Por Hugh Bronstein e Marina Lammertyn
BUENOS AIRES (Reuters) - Em um país no qual comer carne é considerado mais um direito do que um luxo, os argentinos estão esticando o orçamento para continuar comprando bifes diante da nova alta no preço dos alimentos em consequência da crise mais recente do peso.
Para ricos e pobres, a vida social gira em torno dos churrascos de final de semana. A imagem do gaucho percorrendo os pampas a cavalo e desfrutando um bife de qualidade junto à fogueira é uma parte tão grande da identidade nacional quanto o tango, Evita Perón e crises financeiras.
O revés econômico mais recente ocorreu no início deste mês, quando uma vitória arrasadora da oposição na votação primária de 11 de agosto provocou uma corrida por dólares e prejudicou a campanha do presidente pró-mercado Mauricio Macri para se reeleger em outubro.
Surpreendidos pela queda do peso, os pecuaristas argentinos --que exportam grande parte de sua produção-- seguraram as vendas e esperaram a volatilidade passar.
O corte na oferta teve como efeito a elevação dos preços. Mas muitos argentinos continuam comprando carne, preferindo apertar o cinto em outras áreas ao invés de se privarem de sua principal fonte de proteína.
"Os argentinos podem parar de comprar roupas e outros itens, mas não deixarão de comprar carne, mesmo quando se queixam dos preços", disse Orlando Mamani, que trabalha cortando carne em um mercado de Belgrano, um bairro de Buenos Aires.
E eles de fato se queixam, ainda que façam fila em açougues da capital.
"Os preços subiram de 15% a 20% desde a primária.

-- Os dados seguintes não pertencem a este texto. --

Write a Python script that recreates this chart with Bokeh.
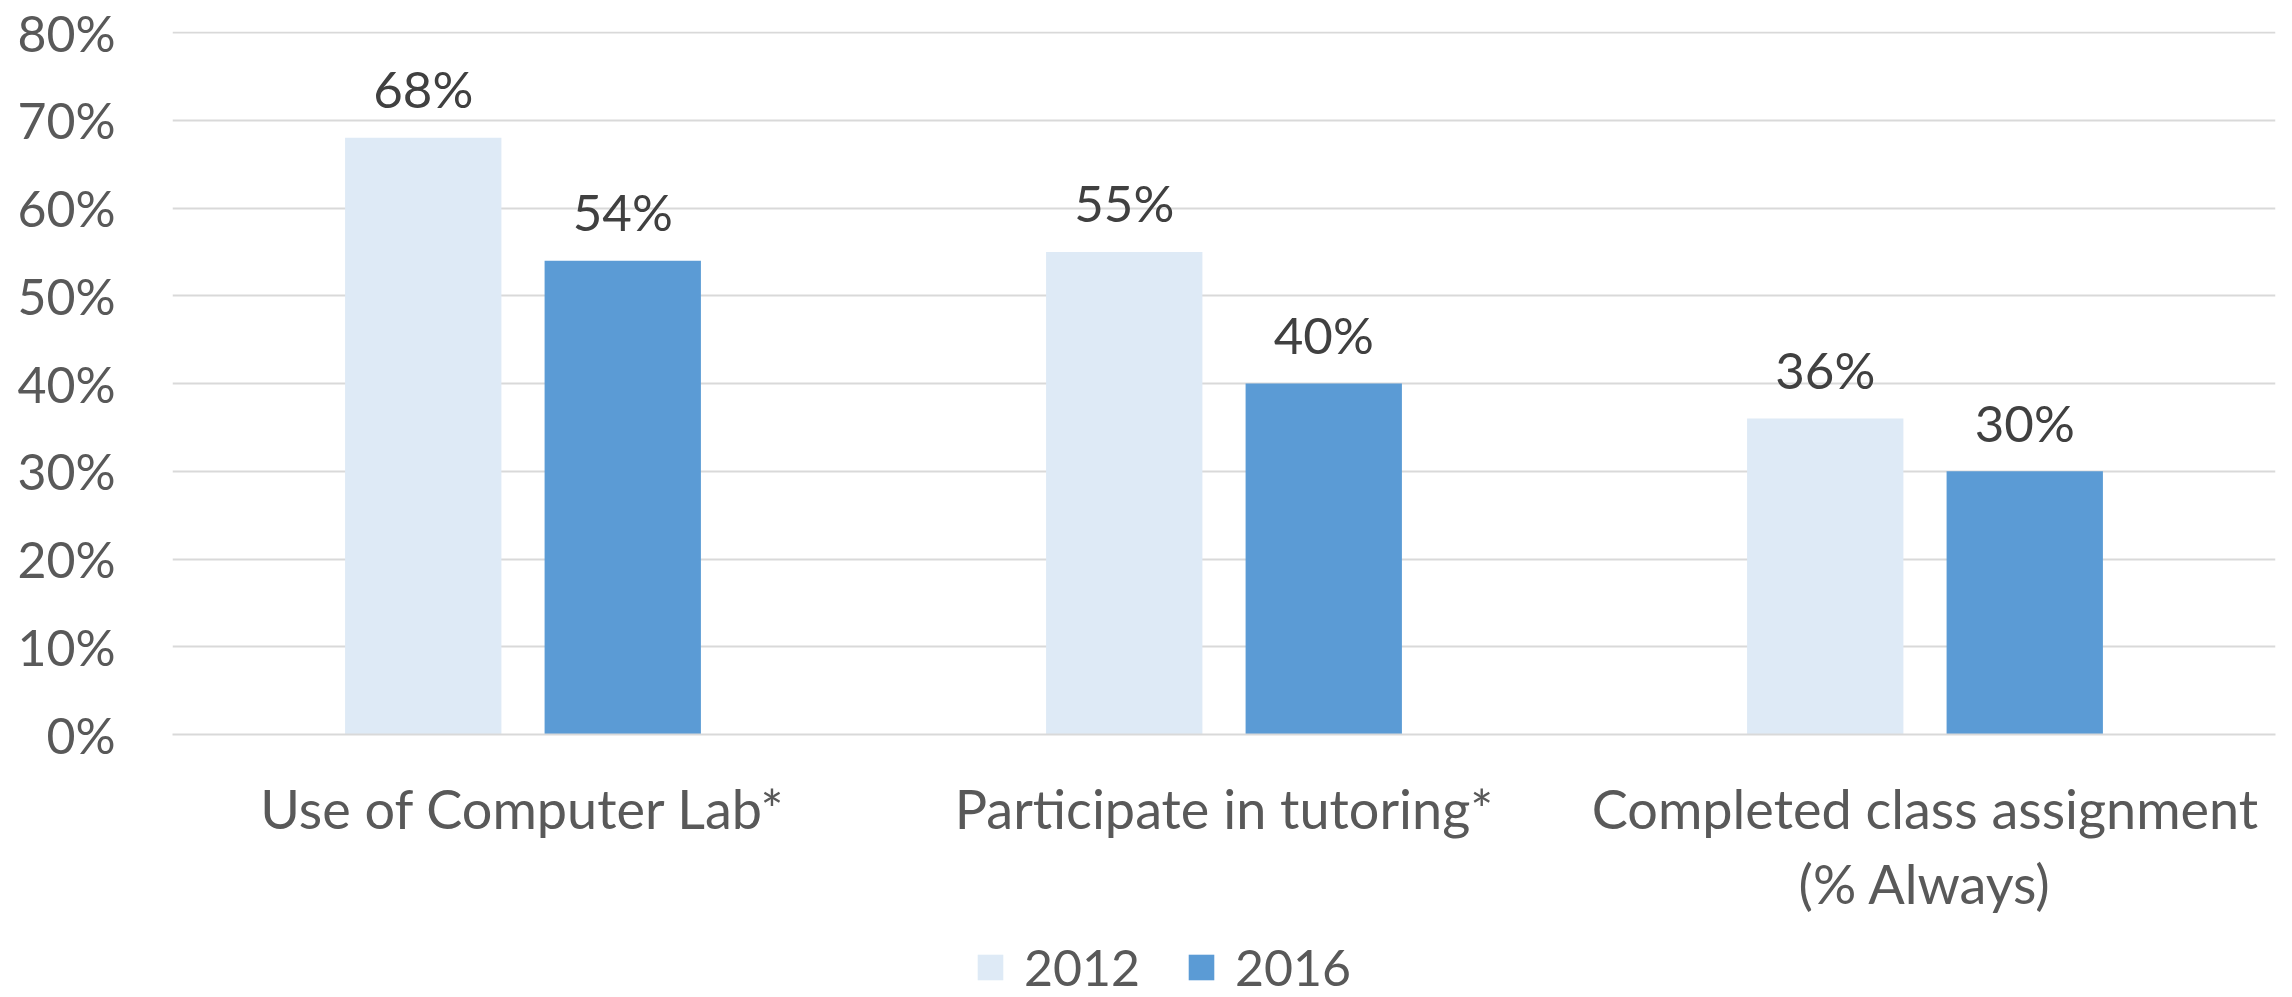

O resultado da eleição realmente foi uma surpresa", disse Julio Basmagian, de 70 anos, ao sair de um açougue com pacotes debaixo dos braços.
"A carne para nós é muito importante. É muito incomum um argentino passar um dia sem comer carne de uma forma ou outra".
Mas sendo um aposentado com renda fixa, Basmagian disse que pode ter que reduzir o consumo se os preços continuarem subindo. "Simplesmente não tenho o orçamento", admitiu.
A inflação dos preços ao consumidor deve ser de mais de 3% neste mês, disse Macri na terça-feira --mais do que os 2,2% de julho--, mas os aumentos do preço da carne parecem estar ultrapassando a inflação, segundo consumidores e açougueiros entrevistados pela Reuters.
"Não é que a carne esteja muito cara. É que os assalariados acreditam que está muito cara porque acreditam que têm o direito de comer carne todos os dias", disse Miguel Schiariti, chefe da câmara industrial do setor, CICCRA.